Jason Washington

Current position
- Title: Co-defensive coordinator & cornerbacks coach
- Team: South Alabama
- Conference: Sun Belt

Biographical details
- Born: September 16, 1979 (age 47)
- Education: Texas State University (2002, 2004)

Playing career

Football
- 1998–2001: Texas State

Baseball
- 1999–2002: Texas State
- Positions: Defensive back, Center fielder

Coaching career (HC unless noted)
- 2004–2006: Texas State (CB)
- 2007–2010: Rice (CB)
- 2011–2013: Texas State (CB)
- 2014: Texas State (secondary)
- 2015–2016: Houston (STC/CB)
- 2017–2019: Texas (RC/CB)
- 2020–2021: Mississippi State (S)
- 2022: Mississippi State (RB)
- 2025–present: South Alabama (Co-DC/CB)

Administrative career (AD unless noted)
- 2023–2024: Mississippi State (DPD)

= Jason Washington =

American football player and coach (born 1979)

Jason Washington (born September 16, 1979) is an American college football coach and former player. He is the co-defensive coordinator and cornerbacks coach for the University of South Alabama, positions he has held since 2025.

== High school career ==
Washington attended Douglas MacArthur High School in San Antonio, Texas where he was a three-year letterman as a quarterback, wide receiver and defensive back.

== Playing career ==
Washington was a four-year letterman at Texas State for both the football and baseball teams. He started as a defensive back for football and played as a center fielder for the baseball team before graduating in 2002. San Antonio area sportswriters named him the Defensive MVP in the area and was listed among the Top 100 players in Texas.

== Coaching career ==
=== Texas State ===
Washington started his coaching career at his alma mater, Texas State as the cornerbacks coach from 2004 to 2006.

=== Rice ===
In 2007, Washington was hired as the cornerbacks coach at Rice. He would coach five All-Conference USA defensive backs and one member of the 2009 C-USA All-Freshman team.

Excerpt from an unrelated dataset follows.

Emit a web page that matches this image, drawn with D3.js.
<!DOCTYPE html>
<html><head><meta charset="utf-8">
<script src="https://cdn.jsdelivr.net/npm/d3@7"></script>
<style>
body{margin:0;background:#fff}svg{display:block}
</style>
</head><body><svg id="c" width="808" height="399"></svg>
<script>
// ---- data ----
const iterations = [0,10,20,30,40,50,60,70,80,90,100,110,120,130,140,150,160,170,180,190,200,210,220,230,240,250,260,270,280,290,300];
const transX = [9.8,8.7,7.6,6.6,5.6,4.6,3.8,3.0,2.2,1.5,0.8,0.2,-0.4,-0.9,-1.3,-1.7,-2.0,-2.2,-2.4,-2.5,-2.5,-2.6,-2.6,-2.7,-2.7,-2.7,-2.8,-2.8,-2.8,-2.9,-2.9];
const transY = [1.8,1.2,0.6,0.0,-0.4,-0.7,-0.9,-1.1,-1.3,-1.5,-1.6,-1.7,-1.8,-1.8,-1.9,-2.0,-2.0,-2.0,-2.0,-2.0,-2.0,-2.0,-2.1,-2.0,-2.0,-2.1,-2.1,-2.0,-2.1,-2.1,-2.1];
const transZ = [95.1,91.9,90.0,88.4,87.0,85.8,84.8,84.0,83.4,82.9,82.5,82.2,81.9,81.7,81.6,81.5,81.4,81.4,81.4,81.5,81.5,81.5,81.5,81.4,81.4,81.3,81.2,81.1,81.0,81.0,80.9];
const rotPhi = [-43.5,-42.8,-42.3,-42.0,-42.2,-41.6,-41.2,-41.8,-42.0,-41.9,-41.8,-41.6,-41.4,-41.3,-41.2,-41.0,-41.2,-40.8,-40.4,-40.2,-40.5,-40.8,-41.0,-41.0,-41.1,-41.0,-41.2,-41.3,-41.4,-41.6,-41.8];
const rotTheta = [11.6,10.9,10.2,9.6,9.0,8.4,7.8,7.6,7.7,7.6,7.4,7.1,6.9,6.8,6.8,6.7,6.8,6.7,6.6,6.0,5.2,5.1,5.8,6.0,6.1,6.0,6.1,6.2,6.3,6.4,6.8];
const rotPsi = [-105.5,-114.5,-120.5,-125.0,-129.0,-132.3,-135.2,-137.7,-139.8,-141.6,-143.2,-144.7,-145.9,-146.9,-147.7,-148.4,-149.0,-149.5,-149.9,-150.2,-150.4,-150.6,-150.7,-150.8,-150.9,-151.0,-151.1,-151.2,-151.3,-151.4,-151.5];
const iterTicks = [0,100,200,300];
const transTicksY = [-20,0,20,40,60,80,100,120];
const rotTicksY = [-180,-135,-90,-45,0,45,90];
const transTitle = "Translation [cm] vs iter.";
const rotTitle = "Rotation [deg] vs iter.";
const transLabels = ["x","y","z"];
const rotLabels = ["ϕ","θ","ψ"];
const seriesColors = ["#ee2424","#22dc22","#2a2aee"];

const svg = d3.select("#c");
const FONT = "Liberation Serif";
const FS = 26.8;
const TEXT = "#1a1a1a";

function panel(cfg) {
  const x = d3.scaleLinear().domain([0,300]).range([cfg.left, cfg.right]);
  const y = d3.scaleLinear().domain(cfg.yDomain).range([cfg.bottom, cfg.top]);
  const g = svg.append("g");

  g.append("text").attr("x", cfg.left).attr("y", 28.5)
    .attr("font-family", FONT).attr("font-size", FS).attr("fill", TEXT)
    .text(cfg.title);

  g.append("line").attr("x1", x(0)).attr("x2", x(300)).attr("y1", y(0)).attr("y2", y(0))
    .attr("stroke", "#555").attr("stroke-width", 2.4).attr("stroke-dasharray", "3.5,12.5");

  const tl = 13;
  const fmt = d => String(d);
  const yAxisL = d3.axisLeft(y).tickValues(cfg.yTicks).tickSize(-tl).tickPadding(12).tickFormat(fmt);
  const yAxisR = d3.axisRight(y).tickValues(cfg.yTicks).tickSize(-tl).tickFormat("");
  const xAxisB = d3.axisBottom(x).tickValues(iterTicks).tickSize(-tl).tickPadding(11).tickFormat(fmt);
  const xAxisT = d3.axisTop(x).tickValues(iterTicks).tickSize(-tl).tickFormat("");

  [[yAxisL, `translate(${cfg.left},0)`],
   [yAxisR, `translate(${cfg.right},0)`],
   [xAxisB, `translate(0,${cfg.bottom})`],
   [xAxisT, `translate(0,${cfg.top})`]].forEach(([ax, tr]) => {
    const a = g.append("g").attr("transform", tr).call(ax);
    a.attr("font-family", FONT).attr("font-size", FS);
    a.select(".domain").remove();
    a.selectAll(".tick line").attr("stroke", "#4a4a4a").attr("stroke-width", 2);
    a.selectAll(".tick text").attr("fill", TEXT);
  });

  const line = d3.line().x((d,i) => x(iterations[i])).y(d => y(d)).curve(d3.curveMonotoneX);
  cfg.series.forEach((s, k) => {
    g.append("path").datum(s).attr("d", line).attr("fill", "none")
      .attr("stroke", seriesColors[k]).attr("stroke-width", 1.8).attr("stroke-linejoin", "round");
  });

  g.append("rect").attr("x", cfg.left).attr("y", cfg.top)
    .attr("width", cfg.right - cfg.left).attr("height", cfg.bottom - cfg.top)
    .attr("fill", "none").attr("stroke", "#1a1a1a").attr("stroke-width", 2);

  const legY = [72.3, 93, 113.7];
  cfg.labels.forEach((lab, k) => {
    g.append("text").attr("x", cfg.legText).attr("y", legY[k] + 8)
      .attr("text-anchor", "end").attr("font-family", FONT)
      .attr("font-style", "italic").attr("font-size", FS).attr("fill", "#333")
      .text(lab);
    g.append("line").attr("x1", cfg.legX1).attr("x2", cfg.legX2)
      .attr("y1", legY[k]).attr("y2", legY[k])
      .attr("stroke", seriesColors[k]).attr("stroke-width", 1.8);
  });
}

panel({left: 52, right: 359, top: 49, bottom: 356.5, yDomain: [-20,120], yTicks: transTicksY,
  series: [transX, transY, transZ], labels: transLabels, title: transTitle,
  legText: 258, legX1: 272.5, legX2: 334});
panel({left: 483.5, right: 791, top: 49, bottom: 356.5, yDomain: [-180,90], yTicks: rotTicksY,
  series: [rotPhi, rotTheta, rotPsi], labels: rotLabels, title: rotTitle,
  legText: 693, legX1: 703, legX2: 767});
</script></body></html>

=== Texas State (second stint) ===
Washington rejoined the Bobcats as the cornerbacks coach on February 5, 2011.

In 2014, Washington was named a secondary coach.

=== Houston ===
In 2015, Washington was hired as the special teams coordinator and cornerbacks coach at Houston.

=== Texas ===
On November 27, 2016, Washington was named the recruiting coordinator and cornerbacks coach at Texas, joining Tom Herman's new coaching staff.

On January 10, 2020, it was announced that Texas would not retain Washington.

=== Mississippi State ===
On February 1, 2020, Washington was hired as the safeties coach for Mississippi State.

In 2022, Washington was promoted as the running backs coach.

In January 2023, Washington was named the director of player development.

On December 5, 2023, Washington was named as the Director of Life Skills and NFL Liaison by coach Jeff Lebby.

=== South Alabama ===
On January 15, 2025, Washington was hired as the co-defensive coordinator and cornerbacks coach at South Alabama.

== Personal life ==
Washington proposed to his girlfriend, Mary Cameron "MC" Yeomans, on January 2, 2023, after winning the 2023 ReliaQuest Bowl which honored late coach Mike Leach's influence on the couple. They would marry on July 8, 2023.